EFFECT OF INTERFACE STRENGTH ON ELASTIC AND TOUGHNESS PROPERTIES OF GRAPHENE-REINFORCED SI3N4 NANOCOMPOSITES

Abstract

Silicon nitride is used in advanced engineering applications. Its toughness can be improved when they are reinforced with nanoparticles, such as graphene. Although toughness improvement is relatively more achievable with the reinforcement, elastic properties of nanocomposites are generally inferior to those of monolithic ceramics. Experimental works give rich insight into the mechanical characteristics of graphene-Si3N4 nanocomposites. However, there is no consensus yet in literature on why Young’s modulus decreases upon addition of graphene into Si3N4 nanocomposites. In this study, we aimed to reveal the reason behind the deterioration of the Young’s modulus.
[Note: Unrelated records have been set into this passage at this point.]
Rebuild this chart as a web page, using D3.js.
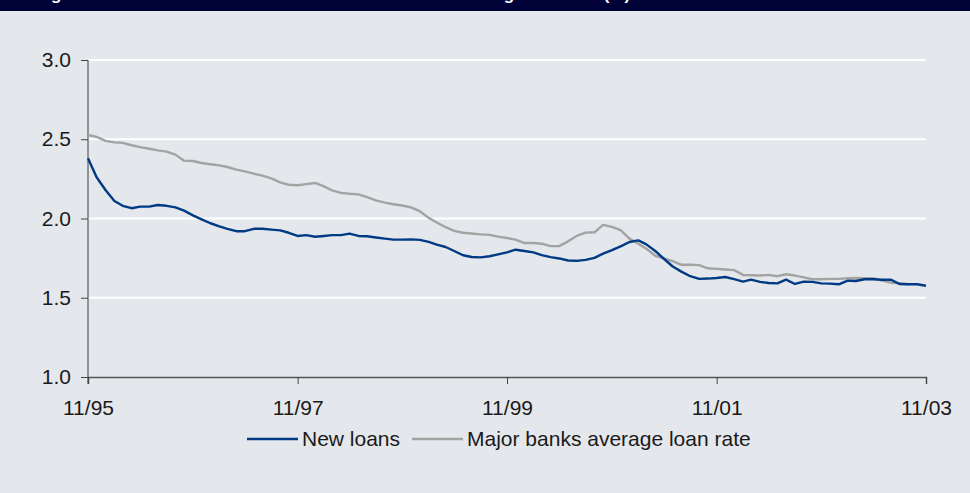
<!DOCTYPE html>
<html>
<head>
<meta charset="utf-8">
<script src="https://cdn.jsdelivr.net/npm/d3@7"></script>
<style>
  body { margin: 0; background: #e4e7ec; }
  svg text { font-family: Arial, 'Liberation Sans', sans-serif; }
</style>
</head>
<body>
<svg id="chart" width="970" height="493"></svg>
<script>
// monthly series, 11/95 .. 11/03
var newLoans = [
  2.38, 2.26, 2.18, 2.11, 2.08, 2.065, 2.075, 2.075, 2.085, 2.08, 2.07, 2.05,
  2.02, 1.995, 1.97, 1.95, 1.935, 1.92, 1.92, 1.935, 1.935, 1.93, 1.925, 1.91,
  1.89, 1.895, 1.885, 1.89, 1.895, 1.895, 1.905, 1.89, 1.888, 1.88, 1.873, 1.867,
  1.867, 1.868, 1.865, 1.853, 1.835, 1.82, 1.795, 1.768, 1.757, 1.755, 1.762, 1.774,
  1.786, 1.803, 1.795, 1.786, 1.769, 1.756, 1.748, 1.735, 1.733, 1.739, 1.752, 1.778,
  1.80, 1.824, 1.852, 1.862, 1.837, 1.795, 1.746, 1.697, 1.665, 1.636, 1.619, 1.621,
  1.625, 1.631, 1.617, 1.602, 1.614, 1.60, 1.593, 1.591, 1.614, 1.587, 1.602, 1.60,
  1.591, 1.589, 1.585, 1.608, 1.606, 1.617, 1.617, 1.614, 1.614, 1.587, 1.585, 1.585,
  1.576
]
var majorBanks = [
  2.527, 2.515, 2.49, 2.48, 2.477, 2.462, 2.45, 2.44, 2.43, 2.422, 2.403, 2.365,
  2.363, 2.35, 2.342, 2.335, 2.325, 2.308, 2.297, 2.283, 2.27, 2.253, 2.228, 2.213,
  2.21, 2.217, 2.224, 2.203, 2.177, 2.162, 2.156, 2.152, 2.135, 2.114, 2.10, 2.09,
  2.082, 2.07, 2.046, 2.004, 1.975, 1.945, 1.922, 1.91, 1.905, 1.90, 1.897, 1.886,
  1.877, 1.867, 1.845, 1.845, 1.841, 1.826, 1.826, 1.856, 1.89, 1.911, 1.913, 1.96,
  1.947, 1.926, 1.873, 1.841, 1.809, 1.765, 1.748, 1.731, 1.708, 1.708, 1.706, 1.686,
  1.682, 1.678, 1.674, 1.644, 1.642, 1.64, 1.644, 1.636, 1.648, 1.64, 1.629, 1.617,
  1.617, 1.619, 1.619, 1.623, 1.625, 1.623, 1.623, 1.608, 1.595, 1.591, 1.585
]
var seriesNames = ['New loans', 'Major banks average loan rate']
var yTicks = [1.0, 1.5, 2.0, 2.5, 3.0]
var xTickLabels = ['11/95', '11/97', '11/99', '11/01', '11/03']
var titleText = 'Figure 4: Interest rates on new loans and the banks\u2019 average loan rate (%)'

var colors = ['#003a84', '#a3a3a3']
var width = 970, height = 493
var margin = { top: 60, right: 44, bottom: 116, left: 88 }
var fontSize = 21

var startMonth = new Date(1995, 10, 1)
function monthAt (i) { return d3.timeMonth.offset(startMonth, i) }
function parseLabel (s) {
  var p = s.split('/')
  return new Date(1900 + (+p[1] < 50 ? 100 : 0) + (+p[1]), +p[0] - 1, 1)
}

var svg = d3.select('#chart')

svg.append('rect')
  .attr('width', width).attr('height', height)
  .attr('fill', '#e4e7ec')

// title bar (only the descenders of the title show, as in the source)
svg.append('rect')
  .attr('width', width).attr('height', 11)
  .attr('fill', '#000136')
svg.append('clipPath').attr('id', 'titleClip')
  .append('rect').attr('width', width).attr('height', 11)
svg.append('text')
  .attr('clip-path', 'url(#titleClip)')
  .attr('x', 36).attr('y', 0)
  .attr('fill', '#fff')
  .attr('font-size', 17)
  .attr('font-weight', 'bold')
  .text(titleText)

var x = d3.scaleTime()
  .domain([monthAt(0), monthAt(newLoans.length - 1)])
  .range([margin.left, width - margin.right])
var y = d3.scaleLinear()
  .domain([1.0, 3.0])
  .range([height - margin.bottom, margin.top])

// gridlines
svg.append('g')
  .selectAll('line')
  .data(yTicks.slice(1))
  .join('line')
  .attr('x1', x.range()[0]).attr('x2', x.range()[1])
  .attr('y1', function (d) { return y(d) }).attr('y2', function (d) { return y(d) })
  .attr('stroke', '#fff')
  .attr('stroke-width', 2)

// y axis
var yAxis = svg.append('g')
  .attr('transform', 'translate(' + margin.left + ',0)')
  .call(d3.axisLeft(y).tickValues(yTicks).tickFormat(d3.format('.1f')).tickSizeOuter(0).tickSize(7).tickPadding(10))
yAxis.select('.domain').attr('stroke', '#777').attr('stroke-width', 1.5)
  .attr('d', 'M0,' + y(3.0) + 'V' + (y(1.0) + 7))
yAxis.selectAll('.tick line').attr('stroke', '#444')
yAxis.selectAll('.tick text').attr('font-size', fontSize).attr('fill', '#1a1a1a').attr('font-family', 'Arial, Liberation Sans, sans-serif')

// x axis
var xAxis = svg.append('g')
  .attr('transform', 'translate(0,' + y(1.0) + ')')
  .call(d3.axisBottom(x)
    .tickValues(xTickLabels.map(parseLabel))
    .tickFormat(function (d, i) { return xTickLabels[i] })
    .tickSizeOuter(0).tickSize(7).tickPadding(16))
xAxis.select('.domain').attr('stroke', '#555').attr('stroke-width', 1.5)
xAxis.selectAll('.tick line').attr('stroke', '#444')
xAxis.selectAll('.tick text').attr('font-size', fontSize).attr('fill', '#1a1a1a').attr('font-family', 'Arial, Liberation Sans, sans-serif')

// lines
var line = d3.line()
  .x(function (d, i) { return x(monthAt(i)) })
  .y(function (d) { return y(d) })

svg.append('g')
  .selectAll('path')
  .data([majorBanks, newLoans])
  .join('path')
  .attr('d', line)
  .attr('fill', 'none')
  .attr('stroke', function (d, i) { return i === 0 ? colors[1] : colors[0] })
  .attr('stroke-width', 2.4)
  .attr('stroke-linejoin', 'round')

// legend
var legendItems = [
  { name: seriesNames[0], color: colors[0], x: 247 },
  { name: seriesNames[1], color: colors[1], x: 412 }
]
var legend = svg.append('g').attr('transform', 'translate(0,439)')
var li = legend.selectAll('g').data(legendItems).join('g')
  .attr('transform', function (d) { return 'translate(' + d.x + ',0)' })
li.append('line')
  .attr('x1', 0).attr('x2', 51)
  .attr('stroke', function (d) { return d.color })
  .attr('stroke-width', 2.4)
li.append('text')
  .attr('x', 55).attr('dy', '0.35em')
  .attr('font-size', fontSize)
  .attr('fill', '#1a1a1a')
  .text(function (d) { return d.name })
</script>
</body>
</html>
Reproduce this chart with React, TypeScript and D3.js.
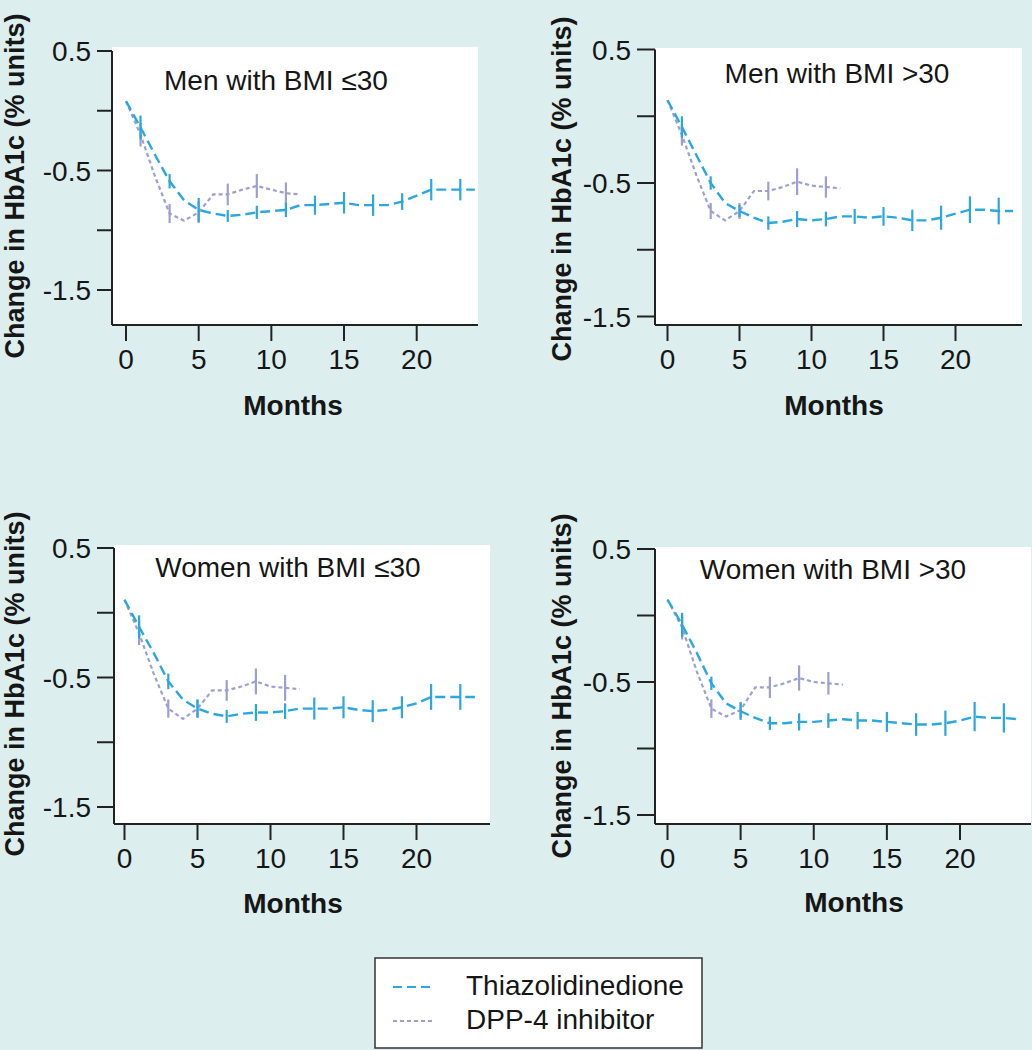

We created and verified finite element models based on the microstructural and mechanical data provided in literature. Different void and interfacial interaction properties were tested on the models. Results revealed that graphene does not act like voids within the matrix. It rather induces randomly dispersed porosities within the interfaces. Toughness of nanocomposites improved with increase of interfacial strength. However, interfacial strength did not directly affect Young’s modulus of nanocomposites. Following the inducing of porosities within the interfaces in finite element models, it was observed that secant modulus decreased. This finding implies that optimizing porosity distribution via contact discontinuities can help achieve approximating elastic properties of graphene-Si3N4 nanocomposite models. Findings of this study will contribute to future research on nanocomposites, including fracture behavior modeling, and toughness mechanisms.